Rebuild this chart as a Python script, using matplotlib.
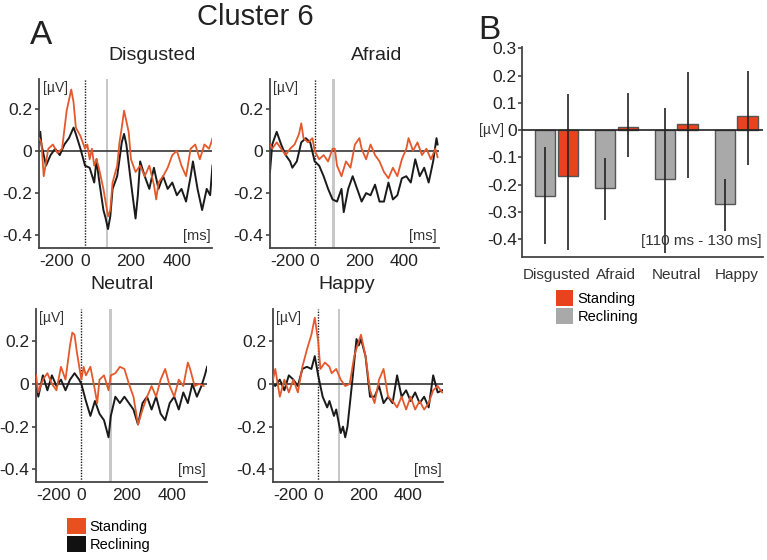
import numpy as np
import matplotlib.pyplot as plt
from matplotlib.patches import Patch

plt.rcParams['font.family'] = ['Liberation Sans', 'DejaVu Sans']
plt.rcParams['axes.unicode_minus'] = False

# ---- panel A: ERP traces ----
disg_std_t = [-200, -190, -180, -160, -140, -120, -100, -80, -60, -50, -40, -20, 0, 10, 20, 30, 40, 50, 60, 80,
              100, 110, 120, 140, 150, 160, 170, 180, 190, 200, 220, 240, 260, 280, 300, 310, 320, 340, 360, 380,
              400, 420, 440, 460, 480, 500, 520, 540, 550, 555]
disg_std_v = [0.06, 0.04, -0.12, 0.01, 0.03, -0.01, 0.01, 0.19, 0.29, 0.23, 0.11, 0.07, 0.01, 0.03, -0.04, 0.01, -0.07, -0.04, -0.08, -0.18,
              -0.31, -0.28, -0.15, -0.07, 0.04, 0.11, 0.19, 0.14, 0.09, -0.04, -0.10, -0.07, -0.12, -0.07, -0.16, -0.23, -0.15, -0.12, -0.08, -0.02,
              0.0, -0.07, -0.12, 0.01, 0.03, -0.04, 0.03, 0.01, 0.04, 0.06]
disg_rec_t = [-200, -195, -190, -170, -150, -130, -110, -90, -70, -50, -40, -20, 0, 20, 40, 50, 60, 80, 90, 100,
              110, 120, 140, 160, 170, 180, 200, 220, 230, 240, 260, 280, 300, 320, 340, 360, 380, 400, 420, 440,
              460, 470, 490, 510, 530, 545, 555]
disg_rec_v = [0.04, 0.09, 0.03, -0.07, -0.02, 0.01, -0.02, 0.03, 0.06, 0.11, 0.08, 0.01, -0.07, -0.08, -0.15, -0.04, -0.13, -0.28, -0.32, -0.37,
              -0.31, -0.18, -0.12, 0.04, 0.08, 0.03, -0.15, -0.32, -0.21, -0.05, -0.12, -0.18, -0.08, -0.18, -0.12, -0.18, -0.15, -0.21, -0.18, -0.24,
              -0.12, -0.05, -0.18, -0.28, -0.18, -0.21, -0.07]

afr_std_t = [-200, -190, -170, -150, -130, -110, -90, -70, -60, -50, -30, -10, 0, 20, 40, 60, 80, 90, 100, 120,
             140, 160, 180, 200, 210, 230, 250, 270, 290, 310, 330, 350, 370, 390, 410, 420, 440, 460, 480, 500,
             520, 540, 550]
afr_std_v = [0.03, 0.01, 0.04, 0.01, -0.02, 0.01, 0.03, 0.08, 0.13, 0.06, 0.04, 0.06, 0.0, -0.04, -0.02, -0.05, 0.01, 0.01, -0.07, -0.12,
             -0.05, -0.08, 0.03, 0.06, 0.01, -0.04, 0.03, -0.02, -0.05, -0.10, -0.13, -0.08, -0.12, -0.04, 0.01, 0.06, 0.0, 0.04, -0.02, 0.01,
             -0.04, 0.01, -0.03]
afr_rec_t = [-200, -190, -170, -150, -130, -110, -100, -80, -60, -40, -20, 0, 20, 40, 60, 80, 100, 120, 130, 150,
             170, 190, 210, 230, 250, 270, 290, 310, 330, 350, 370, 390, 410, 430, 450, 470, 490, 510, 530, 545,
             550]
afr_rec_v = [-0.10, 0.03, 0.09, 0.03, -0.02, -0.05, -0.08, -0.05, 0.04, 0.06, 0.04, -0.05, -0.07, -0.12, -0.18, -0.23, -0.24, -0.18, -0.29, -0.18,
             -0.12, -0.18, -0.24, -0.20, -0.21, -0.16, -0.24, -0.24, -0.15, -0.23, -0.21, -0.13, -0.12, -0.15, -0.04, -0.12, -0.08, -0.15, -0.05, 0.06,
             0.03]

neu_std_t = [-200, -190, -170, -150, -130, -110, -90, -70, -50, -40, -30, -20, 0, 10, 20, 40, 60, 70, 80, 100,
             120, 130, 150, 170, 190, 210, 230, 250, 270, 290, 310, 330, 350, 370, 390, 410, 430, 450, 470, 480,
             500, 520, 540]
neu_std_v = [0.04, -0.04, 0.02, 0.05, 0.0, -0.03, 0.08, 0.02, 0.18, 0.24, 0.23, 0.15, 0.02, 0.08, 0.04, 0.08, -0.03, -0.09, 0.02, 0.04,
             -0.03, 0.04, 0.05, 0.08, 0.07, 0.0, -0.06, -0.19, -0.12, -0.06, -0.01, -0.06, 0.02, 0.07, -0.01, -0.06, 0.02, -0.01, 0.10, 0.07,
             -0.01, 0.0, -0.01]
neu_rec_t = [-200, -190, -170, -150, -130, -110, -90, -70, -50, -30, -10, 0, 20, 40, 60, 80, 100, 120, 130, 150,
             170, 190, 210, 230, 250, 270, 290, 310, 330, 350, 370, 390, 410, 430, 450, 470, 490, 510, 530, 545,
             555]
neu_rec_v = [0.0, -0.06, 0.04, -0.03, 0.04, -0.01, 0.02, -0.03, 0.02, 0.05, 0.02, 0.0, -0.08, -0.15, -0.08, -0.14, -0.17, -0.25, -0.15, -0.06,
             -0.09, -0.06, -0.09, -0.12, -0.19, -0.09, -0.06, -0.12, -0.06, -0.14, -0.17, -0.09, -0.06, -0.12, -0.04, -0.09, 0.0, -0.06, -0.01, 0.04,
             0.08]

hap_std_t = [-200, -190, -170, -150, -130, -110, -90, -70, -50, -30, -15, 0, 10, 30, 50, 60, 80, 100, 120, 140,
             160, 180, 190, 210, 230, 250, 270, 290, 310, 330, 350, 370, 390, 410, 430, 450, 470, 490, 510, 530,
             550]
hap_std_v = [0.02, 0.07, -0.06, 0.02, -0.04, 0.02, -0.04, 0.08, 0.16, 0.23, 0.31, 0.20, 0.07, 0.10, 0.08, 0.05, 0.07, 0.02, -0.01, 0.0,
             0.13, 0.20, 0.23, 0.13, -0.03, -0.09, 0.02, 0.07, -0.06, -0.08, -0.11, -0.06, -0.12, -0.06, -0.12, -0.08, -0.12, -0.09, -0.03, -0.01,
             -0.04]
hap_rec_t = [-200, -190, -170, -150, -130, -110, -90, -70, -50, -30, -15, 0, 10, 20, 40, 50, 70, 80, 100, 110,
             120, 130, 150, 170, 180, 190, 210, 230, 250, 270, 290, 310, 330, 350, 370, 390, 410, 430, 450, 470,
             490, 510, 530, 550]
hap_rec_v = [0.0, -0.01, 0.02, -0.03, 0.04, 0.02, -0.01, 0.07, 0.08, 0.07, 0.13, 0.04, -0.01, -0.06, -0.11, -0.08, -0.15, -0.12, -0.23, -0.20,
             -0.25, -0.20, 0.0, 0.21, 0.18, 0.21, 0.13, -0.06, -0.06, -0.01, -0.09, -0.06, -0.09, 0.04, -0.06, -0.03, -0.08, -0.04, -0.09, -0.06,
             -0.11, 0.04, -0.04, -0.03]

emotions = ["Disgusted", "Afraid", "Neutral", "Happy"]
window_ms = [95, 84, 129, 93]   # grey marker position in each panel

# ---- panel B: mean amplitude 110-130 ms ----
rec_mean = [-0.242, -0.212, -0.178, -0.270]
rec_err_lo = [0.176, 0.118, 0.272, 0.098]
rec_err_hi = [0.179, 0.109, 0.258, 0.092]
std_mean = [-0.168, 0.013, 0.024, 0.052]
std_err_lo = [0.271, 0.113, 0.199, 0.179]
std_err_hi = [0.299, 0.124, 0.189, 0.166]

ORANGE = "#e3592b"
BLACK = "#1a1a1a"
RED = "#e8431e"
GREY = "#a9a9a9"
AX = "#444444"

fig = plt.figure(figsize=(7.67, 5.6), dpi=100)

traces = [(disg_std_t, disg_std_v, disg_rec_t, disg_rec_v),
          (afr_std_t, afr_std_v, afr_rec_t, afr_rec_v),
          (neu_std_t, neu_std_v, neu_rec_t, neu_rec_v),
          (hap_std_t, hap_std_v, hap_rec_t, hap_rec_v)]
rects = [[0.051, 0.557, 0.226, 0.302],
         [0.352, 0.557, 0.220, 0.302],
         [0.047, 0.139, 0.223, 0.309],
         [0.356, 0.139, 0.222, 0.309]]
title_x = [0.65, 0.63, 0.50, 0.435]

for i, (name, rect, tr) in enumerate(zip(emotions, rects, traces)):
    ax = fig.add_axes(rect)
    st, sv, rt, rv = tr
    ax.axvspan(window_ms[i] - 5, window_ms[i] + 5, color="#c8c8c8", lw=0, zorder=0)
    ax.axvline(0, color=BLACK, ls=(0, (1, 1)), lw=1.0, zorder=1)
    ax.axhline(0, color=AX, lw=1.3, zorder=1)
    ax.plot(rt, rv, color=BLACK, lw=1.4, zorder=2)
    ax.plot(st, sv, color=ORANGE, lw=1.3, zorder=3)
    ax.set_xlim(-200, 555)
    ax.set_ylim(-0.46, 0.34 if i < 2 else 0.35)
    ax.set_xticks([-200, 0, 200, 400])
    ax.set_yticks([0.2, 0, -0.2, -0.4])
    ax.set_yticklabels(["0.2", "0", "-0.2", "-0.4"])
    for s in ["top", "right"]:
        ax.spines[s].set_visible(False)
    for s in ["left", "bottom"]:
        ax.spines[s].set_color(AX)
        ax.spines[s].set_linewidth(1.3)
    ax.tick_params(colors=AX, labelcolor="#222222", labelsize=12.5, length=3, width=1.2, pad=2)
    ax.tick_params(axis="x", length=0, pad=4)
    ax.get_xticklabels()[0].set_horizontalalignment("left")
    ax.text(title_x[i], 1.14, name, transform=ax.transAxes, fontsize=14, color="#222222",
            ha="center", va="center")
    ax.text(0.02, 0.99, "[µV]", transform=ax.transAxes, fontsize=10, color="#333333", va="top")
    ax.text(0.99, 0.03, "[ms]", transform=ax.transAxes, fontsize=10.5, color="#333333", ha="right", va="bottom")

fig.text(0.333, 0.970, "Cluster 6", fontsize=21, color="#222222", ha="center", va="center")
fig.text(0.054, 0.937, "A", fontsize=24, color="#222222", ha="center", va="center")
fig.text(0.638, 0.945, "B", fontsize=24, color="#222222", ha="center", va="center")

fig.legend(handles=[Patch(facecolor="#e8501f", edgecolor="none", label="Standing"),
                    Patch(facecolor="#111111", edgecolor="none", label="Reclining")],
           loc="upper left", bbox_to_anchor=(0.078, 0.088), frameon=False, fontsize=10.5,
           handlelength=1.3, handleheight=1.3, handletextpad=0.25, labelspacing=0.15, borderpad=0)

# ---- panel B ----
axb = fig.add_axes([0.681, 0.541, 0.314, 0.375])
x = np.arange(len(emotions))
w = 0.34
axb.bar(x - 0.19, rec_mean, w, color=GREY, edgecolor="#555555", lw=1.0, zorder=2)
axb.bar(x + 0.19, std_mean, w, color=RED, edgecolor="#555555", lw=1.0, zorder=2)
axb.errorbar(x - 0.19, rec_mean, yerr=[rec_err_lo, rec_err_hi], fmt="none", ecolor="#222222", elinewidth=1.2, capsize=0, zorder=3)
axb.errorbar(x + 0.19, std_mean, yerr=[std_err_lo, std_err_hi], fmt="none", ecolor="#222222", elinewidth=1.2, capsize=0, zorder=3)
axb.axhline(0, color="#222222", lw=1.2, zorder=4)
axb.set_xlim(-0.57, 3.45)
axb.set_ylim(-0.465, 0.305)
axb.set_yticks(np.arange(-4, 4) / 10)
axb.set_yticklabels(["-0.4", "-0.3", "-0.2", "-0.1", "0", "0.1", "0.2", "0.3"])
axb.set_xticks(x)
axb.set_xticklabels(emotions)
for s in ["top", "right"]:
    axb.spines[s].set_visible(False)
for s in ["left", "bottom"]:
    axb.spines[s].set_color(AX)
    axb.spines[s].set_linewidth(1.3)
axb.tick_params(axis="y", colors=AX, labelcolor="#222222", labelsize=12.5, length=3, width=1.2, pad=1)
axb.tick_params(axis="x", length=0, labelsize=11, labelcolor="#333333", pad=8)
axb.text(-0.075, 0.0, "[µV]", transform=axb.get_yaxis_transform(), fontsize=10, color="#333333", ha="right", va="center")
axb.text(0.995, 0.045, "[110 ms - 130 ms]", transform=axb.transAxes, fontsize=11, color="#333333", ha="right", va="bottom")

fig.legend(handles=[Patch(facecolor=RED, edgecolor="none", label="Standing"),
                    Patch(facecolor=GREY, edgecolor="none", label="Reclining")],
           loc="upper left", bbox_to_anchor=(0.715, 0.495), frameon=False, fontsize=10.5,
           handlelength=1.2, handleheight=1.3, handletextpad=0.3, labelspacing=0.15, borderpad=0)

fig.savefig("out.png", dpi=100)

********************

● **GOAL OF THE EXERCISE**: From the first line of the material down to the line containing "plt.rcParams['axes.unicode_minus'] = False", inclusive, return each line exactly, skipping any picture.

● **WORKED SOLUTION**:
Rebuild this chart as a Python script, using matplotlib.
import numpy as np
import matplotlib.pyplot as plt
from matplotlib.patches import Patch

plt.rcParams['font.family'] = ['Liberation Sans', 'DejaVu Sans']
plt.rcParams['axes.unicode_minus'] = False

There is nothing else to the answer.